What you are asked to do: Go through the records from the first line and retype each one exactly, stopping once the line with "Mono', 'DejaVu Sans" is done. Pictures are left out.

Working data:
────────────────
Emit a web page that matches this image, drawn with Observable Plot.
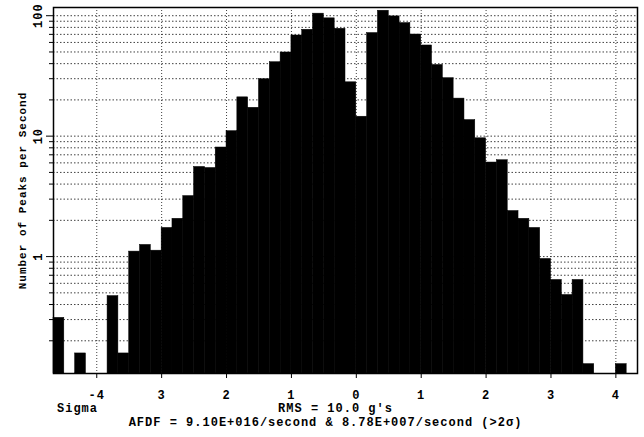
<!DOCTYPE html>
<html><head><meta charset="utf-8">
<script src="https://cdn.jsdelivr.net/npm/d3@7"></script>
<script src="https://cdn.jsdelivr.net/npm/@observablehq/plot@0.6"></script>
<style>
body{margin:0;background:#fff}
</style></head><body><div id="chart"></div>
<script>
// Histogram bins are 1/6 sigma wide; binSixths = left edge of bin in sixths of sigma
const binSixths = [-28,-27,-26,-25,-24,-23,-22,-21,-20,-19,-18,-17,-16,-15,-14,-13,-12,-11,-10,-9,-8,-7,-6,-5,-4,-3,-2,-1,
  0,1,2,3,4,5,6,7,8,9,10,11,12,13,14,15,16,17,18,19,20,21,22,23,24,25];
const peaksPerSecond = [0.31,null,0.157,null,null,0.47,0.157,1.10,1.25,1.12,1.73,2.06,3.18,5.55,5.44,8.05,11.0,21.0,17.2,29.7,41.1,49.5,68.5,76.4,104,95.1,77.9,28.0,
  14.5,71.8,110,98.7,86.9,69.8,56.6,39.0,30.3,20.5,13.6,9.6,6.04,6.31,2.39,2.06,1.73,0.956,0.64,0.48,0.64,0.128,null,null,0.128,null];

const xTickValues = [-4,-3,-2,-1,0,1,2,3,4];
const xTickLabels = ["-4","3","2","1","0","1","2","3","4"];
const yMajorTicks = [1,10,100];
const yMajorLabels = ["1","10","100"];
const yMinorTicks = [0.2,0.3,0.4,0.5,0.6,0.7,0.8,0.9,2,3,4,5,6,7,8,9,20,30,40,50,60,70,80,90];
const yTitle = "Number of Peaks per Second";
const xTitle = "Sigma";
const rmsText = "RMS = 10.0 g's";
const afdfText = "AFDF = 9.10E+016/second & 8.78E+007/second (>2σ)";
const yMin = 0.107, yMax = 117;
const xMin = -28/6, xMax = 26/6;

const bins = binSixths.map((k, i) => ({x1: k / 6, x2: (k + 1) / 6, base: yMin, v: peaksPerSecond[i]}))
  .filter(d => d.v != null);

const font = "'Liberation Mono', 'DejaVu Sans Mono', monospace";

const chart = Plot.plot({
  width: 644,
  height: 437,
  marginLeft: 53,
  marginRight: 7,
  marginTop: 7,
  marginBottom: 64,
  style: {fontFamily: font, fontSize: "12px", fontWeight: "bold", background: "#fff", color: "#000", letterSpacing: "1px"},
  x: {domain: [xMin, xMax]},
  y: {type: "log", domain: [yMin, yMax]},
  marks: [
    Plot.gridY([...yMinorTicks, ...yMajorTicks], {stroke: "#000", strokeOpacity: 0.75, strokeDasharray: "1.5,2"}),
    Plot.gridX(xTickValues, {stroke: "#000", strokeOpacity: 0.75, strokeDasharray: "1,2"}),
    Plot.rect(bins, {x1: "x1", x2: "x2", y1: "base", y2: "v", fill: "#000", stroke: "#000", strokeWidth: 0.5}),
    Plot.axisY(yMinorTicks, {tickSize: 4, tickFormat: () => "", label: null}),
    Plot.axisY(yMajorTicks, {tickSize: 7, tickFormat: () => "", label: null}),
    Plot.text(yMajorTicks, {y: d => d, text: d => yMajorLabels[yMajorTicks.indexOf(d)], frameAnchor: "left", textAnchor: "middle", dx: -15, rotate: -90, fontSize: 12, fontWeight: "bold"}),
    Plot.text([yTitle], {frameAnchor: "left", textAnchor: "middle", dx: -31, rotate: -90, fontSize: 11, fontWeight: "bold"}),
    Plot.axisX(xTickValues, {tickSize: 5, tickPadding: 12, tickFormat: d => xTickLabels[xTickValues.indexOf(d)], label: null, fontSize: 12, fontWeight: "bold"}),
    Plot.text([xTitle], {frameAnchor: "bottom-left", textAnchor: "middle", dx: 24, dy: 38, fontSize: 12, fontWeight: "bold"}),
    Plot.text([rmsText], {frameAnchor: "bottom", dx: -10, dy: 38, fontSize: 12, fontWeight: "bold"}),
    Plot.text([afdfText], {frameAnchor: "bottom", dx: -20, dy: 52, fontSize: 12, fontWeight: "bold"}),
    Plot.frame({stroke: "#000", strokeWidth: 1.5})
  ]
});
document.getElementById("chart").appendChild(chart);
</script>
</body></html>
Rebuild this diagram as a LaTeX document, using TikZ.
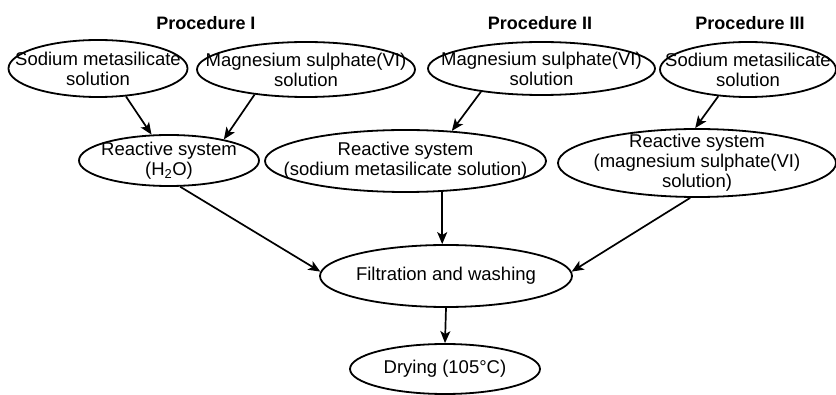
────────────────
Answer in full:
Emit a web page that matches this image, drawn with Observable Plot.
<!DOCTYPE html>
<html><head><meta charset="utf-8">
<script src="https://cdn.jsdelivr.net/npm/d3@7"></script>
<script src="https://cdn.jsdelivr.net/npm/@observablehq/plot@0.6"></script>
<style>
body{margin:0;background:#fff}
</style></head><body><div id="chart"></div>
<script>
// Histogram bins are 1/6 sigma wide; binSixths = left edge of bin in sixths of sigma
const binSixths = [-28,-27,-26,-25,-24,-23,-22,-21,-20,-19,-18,-17,-16,-15,-14,-13,-12,-11,-10,-9,-8,-7,-6,-5,-4,-3,-2,-1,
  0,1,2,3,4,5,6,7,8,9,10,11,12,13,14,15,16,17,18,19,20,21,22,23,24,25];
const peaksPerSecond = [0.31,null,0.157,null,null,0.47,0.157,1.10,1.25,1.12,1.73,2.06,3.18,5.55,5.44,8.05,11.0,21.0,17.2,29.7,41.1,49.5,68.5,76.4,104,95.1,77.9,28.0,
  14.5,71.8,110,98.7,86.9,69.8,56.6,39.0,30.3,20.5,13.6,9.6,6.04,6.31,2.39,2.06,1.73,0.956,0.64,0.48,0.64,0.128,null,null,0.128,null];

const xTickValues = [-4,-3,-2,-1,0,1,2,3,4];
const xTickLabels = ["-4","3","2","1","0","1","2","3","4"];
const yMajorTicks = [1,10,100];
const yMajorLabels = ["1","10","100"];
const yMinorTicks = [0.2,0.3,0.4,0.5,0.6,0.7,0.8,0.9,2,3,4,5,6,7,8,9,20,30,40,50,60,70,80,90];
const yTitle = "Number of Peaks per Second";
const xTitle = "Sigma";
const rmsText = "RMS = 10.0 g's";
const afdfText = "AFDF = 9.10E+016/second & 8.78E+007/second (>2σ)";
const yMin = 0.107, yMax = 117;
const xMin = -28/6, xMax = 26/6;

const bins = binSixths.map((k, i) => ({x1: k / 6, x2: (k + 1) / 6, base: yMin, v: peaksPerSecond[i]}))
  .filter(d => d.v != null);

const font = "'Liberation Mono', 'DejaVu Sans Mono', monospace";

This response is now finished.